Quant à la liberté individuelle. Nous assistons depuis quelques années, notamment à l’initiative du Conseil de l’Europe, à une invasion de la sphère familiale par les pouvoirs publics, dont la force irrépressible n’est pas sans évoquer la remontée des Russes sur Berlin en 1945. Autrefois considérée comme sanctuaire inviolable, la famille est désormais quadrillée par un maillage de plus en plus dense de normes pénales.

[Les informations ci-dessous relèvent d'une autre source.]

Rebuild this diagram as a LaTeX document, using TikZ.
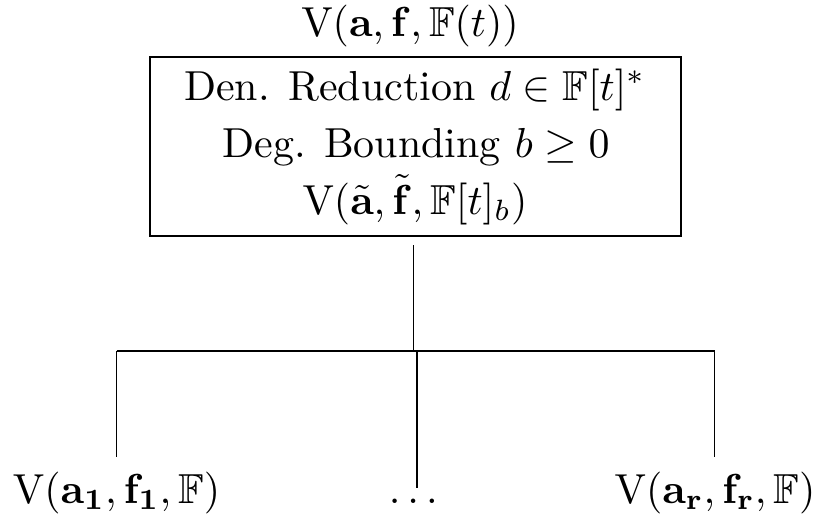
\documentclass[tikz,border=0pt]{standalone}
\usepackage{amsmath,amssymb}
\begin{document}
\begin{tikzpicture}[x=0.2385pt,y=-0.2385pt,
  txt/.style={font=\normalsize, inner sep=0pt, anchor=base},
  boxst/.style={draw, line width=0.3pt, inner sep=0pt, minimum width=126.64pt, minimum height=42.69pt},
  ln/.style={line width=0.3pt}]
\useasboundingbox (0,0) rectangle (816,518);
\node[txt] (root) at (410,36) {$\mathrm{V}(\mathbf{a},\mathbf{f},\mathbb{F}(t))$};
\node[boxst] (box) at (415.5,146.5) {};
\node[txt] (l1) at (415,100) {Den. Reduction $d\in\mathbb{F}[t]^*$};
\node[txt] (l2) at (416,157) {Deg. Bounding $b\geq 0$};
\node[txt] (l3) at (415,214) {$\mathrm{V}(\tilde{\mathbf{a}},\tilde{\mathbf{f}},\mathbb{F}[t]_b)$};
\node[txt] (c1) at (116.5,503) {$\mathrm{V}(\mathbf{a_1},\mathbf{f_1},\mathbb{F})$};
\node[txt] (c2) at (413.3,503) {$\ldots$};
\node[txt] (c3) at (715,503) {$\mathrm{V}(\mathbf{a_r},\mathbf{f_r},\mathbb{F})$};
\coordinate (top) at (413.7,245);
\coordinate (j) at (413.7,351);
\coordinate (jl) at (116.7,351);
\coordinate (jm) at (417,351);
\coordinate (jr) at (714.7,351);
\coordinate (el) at (116.7,457);
\coordinate (em) at (417,488);
\coordinate (er) at (714.7,457);
\draw[ln] (top) -- (j);
\draw[ln] (jl) -- (jr);
\draw[ln] (jl) -- (el);
\draw[ln] (jm) -- (em);
\draw[ln] (jr) -- (er);
\end{tikzpicture}
\end{document}
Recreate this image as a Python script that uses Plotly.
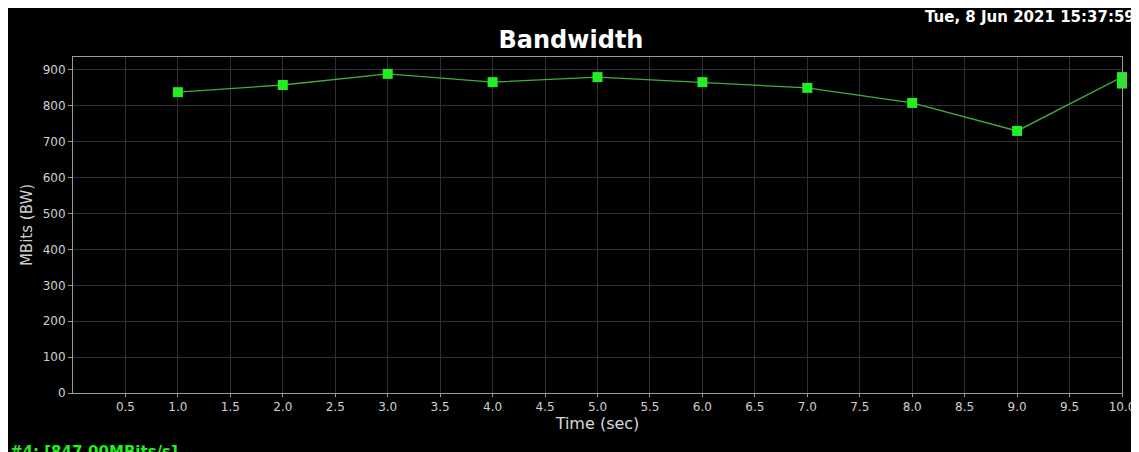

Peut-être serait-il opportun de se demander si ces législations qui mettent les relations familiales au pas de fantasmes minoritaires sont légitimes, efficaces, efficientes, ou si elles ne sont que l’habillage hâtif de pulsions idéologiques hérissées d’arbitraire en pratique.

Au triple point de vue juridique, démocratique et de la liberté, il s’impose que nos démocraties remettent à leur place les experts sans visage du Conseil de l’Europe.